● Aim
Gather from the material every line that contains the string "script".

* start Data records *

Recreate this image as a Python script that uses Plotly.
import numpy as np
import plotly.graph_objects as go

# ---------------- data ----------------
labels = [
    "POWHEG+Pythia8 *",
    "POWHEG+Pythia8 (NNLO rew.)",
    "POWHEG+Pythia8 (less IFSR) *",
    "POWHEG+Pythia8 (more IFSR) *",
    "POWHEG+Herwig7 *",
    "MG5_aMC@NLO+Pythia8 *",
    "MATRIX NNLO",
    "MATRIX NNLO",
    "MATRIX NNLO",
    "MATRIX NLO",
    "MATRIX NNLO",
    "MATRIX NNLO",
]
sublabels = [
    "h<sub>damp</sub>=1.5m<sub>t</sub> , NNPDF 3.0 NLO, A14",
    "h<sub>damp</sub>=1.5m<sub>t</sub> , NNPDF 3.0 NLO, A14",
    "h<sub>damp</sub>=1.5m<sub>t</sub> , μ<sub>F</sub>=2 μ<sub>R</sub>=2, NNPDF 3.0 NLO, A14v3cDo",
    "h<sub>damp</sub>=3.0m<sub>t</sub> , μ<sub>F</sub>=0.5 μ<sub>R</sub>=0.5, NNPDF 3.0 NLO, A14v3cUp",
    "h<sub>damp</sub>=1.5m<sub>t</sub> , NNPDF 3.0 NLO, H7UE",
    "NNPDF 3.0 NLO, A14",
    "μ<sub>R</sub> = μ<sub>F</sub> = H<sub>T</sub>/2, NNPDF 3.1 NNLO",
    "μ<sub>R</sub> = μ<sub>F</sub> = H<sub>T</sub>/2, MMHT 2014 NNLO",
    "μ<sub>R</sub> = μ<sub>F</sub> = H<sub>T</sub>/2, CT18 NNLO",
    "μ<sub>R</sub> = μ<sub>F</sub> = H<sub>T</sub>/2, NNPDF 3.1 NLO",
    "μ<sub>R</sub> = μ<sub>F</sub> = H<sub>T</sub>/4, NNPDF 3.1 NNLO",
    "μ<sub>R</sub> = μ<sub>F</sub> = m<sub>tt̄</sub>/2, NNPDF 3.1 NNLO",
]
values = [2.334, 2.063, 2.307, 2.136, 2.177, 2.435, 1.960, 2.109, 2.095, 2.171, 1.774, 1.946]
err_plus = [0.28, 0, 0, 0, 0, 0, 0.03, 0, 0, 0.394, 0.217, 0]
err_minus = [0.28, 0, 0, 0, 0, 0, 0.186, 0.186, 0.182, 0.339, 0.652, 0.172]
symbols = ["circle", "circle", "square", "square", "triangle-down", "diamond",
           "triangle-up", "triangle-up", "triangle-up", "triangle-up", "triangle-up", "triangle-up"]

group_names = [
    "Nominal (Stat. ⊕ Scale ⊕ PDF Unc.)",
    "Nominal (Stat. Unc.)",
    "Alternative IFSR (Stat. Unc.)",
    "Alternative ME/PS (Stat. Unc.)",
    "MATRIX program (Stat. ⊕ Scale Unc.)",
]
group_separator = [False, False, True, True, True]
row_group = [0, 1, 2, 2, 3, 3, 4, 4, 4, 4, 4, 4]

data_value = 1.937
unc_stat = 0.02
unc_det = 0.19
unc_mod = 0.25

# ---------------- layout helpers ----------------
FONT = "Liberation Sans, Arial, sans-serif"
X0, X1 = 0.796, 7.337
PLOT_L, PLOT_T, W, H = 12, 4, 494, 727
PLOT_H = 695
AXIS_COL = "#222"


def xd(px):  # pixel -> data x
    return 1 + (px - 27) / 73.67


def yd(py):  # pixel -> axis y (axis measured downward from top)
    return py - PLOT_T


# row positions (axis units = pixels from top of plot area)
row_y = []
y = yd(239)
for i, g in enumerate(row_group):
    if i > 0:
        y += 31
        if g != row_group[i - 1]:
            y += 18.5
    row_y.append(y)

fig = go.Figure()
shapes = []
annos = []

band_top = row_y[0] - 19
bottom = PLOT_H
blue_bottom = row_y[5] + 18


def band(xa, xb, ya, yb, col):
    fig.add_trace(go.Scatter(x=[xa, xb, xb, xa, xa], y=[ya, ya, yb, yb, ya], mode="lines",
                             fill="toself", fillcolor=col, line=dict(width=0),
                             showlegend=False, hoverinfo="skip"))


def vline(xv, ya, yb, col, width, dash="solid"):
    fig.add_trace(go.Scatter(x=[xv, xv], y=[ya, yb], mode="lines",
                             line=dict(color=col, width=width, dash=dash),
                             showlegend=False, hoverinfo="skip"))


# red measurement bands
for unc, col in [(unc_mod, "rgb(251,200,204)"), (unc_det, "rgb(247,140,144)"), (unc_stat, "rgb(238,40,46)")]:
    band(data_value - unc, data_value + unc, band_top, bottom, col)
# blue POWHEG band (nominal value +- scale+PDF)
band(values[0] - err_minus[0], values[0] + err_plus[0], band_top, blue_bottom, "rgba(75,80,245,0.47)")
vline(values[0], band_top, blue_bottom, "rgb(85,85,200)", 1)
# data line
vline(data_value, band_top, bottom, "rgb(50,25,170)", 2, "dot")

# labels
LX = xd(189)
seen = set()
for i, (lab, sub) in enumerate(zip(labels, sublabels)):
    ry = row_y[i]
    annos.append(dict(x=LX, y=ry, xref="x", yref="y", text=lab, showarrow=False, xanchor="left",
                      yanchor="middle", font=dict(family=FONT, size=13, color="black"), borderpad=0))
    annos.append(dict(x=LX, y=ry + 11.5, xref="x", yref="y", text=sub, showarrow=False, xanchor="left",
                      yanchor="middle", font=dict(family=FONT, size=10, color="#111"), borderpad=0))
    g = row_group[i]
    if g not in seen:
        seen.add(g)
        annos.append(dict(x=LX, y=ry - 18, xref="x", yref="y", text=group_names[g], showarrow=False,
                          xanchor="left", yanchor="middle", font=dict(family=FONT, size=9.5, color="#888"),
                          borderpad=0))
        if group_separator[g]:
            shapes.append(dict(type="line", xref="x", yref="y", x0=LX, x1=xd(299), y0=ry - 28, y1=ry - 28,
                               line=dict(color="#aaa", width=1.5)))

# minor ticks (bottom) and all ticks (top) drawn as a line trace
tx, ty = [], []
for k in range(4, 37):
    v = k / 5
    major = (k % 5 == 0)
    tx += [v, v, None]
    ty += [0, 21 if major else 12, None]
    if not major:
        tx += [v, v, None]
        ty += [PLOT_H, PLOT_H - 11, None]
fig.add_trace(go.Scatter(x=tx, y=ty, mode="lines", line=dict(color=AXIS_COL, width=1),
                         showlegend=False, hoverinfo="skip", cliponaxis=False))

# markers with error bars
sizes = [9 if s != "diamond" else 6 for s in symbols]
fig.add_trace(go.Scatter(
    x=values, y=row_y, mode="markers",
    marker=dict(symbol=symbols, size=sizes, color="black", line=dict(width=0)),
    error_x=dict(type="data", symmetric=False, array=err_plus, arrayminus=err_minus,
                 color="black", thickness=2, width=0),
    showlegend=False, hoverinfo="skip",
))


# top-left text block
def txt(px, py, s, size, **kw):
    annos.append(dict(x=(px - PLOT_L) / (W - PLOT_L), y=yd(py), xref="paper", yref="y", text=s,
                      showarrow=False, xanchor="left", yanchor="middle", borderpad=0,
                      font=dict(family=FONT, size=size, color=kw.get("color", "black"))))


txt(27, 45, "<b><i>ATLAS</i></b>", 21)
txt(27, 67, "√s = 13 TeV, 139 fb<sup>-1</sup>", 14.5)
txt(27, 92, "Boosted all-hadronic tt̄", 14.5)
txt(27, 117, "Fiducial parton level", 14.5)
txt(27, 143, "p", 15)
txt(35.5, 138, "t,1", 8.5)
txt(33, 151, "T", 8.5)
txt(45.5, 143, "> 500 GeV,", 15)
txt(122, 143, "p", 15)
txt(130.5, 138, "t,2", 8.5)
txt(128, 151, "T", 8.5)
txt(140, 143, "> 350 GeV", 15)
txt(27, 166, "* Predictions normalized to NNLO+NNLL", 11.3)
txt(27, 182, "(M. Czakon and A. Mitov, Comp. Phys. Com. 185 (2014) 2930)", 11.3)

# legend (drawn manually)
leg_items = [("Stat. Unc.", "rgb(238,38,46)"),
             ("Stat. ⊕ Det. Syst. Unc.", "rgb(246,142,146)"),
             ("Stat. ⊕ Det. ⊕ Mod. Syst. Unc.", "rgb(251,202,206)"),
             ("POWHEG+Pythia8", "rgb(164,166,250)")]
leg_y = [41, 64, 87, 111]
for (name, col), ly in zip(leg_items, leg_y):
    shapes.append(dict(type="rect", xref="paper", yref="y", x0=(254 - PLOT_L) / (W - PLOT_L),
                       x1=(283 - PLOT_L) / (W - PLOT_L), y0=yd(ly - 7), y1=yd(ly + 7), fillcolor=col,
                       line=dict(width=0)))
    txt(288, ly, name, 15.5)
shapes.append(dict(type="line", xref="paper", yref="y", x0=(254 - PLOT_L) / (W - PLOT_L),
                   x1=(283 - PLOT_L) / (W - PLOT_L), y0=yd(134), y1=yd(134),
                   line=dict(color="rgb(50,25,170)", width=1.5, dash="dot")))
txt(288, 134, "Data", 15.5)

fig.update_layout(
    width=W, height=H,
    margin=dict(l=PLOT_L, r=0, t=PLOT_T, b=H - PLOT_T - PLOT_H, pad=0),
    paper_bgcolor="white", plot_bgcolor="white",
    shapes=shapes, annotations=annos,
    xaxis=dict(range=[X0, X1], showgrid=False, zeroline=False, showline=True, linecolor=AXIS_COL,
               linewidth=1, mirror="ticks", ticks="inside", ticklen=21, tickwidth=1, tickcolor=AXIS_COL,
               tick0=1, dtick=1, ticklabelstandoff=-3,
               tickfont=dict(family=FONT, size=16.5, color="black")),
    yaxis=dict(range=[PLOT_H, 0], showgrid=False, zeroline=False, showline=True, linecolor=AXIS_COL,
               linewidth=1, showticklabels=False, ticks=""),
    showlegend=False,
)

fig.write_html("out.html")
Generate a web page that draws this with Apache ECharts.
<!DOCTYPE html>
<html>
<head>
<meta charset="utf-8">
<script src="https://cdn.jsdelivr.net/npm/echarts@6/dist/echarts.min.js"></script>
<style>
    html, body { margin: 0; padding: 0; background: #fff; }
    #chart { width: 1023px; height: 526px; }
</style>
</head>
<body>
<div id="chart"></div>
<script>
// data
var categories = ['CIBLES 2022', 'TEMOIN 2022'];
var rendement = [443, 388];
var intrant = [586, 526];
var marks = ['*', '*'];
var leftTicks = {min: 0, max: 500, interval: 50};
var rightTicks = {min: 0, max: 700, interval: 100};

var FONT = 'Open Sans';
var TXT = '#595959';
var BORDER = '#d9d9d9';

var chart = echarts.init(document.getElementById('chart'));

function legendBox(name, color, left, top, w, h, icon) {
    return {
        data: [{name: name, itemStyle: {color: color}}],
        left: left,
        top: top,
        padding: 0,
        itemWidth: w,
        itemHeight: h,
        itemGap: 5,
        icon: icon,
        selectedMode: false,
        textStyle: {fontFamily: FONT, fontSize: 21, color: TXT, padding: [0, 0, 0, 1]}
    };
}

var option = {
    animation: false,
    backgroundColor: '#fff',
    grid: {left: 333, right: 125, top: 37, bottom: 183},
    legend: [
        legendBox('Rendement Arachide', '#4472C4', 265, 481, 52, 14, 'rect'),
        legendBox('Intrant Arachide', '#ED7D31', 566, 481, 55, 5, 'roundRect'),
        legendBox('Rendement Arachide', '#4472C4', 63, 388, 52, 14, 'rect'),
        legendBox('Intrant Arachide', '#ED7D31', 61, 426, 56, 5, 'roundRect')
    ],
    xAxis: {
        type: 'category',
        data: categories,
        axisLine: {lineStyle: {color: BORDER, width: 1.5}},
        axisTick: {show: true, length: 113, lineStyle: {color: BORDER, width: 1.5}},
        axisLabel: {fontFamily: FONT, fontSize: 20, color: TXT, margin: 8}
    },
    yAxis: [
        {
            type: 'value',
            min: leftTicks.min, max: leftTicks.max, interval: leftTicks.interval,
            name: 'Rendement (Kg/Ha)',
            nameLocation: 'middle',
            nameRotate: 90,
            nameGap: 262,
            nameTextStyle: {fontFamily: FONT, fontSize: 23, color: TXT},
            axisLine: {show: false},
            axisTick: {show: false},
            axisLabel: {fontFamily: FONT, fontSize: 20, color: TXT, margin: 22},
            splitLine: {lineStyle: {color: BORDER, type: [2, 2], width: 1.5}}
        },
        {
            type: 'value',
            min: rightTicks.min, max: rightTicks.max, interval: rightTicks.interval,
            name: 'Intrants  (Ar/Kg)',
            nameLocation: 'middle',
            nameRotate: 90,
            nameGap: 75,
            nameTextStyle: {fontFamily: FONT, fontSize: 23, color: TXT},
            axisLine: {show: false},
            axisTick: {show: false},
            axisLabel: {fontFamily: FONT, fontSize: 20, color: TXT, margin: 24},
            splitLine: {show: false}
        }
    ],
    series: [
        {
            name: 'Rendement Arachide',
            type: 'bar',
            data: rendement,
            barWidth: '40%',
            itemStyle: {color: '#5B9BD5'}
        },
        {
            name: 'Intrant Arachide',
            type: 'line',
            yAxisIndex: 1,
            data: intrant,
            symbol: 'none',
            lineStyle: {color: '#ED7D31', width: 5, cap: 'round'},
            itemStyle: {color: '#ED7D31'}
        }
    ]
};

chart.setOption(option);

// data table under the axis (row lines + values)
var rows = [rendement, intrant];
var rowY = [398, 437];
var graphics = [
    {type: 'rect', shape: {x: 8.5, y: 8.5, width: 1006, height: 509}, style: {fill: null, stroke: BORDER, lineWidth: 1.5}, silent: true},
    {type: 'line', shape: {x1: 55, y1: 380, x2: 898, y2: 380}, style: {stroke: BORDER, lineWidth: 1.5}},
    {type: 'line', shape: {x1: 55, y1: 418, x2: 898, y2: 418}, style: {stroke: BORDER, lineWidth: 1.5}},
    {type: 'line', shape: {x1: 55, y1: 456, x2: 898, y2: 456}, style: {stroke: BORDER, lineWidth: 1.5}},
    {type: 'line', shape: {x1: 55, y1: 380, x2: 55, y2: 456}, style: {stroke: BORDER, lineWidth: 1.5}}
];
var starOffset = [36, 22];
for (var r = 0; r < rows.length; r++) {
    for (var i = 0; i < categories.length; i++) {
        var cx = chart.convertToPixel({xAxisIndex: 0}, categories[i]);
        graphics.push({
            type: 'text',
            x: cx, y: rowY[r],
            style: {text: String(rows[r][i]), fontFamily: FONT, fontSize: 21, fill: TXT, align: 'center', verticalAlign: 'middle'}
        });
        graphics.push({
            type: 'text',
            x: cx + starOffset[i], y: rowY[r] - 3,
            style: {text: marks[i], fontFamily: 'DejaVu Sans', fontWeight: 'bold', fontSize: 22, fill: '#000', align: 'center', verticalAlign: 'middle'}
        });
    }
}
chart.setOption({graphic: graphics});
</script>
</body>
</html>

* end Data records *

● Completed task
Recreate this image as a Python script that uses Plotly.
<script src="https://cdn.jsdelivr.net/npm/echarts@6/dist/echarts.min.js"></script>
<script>
</script>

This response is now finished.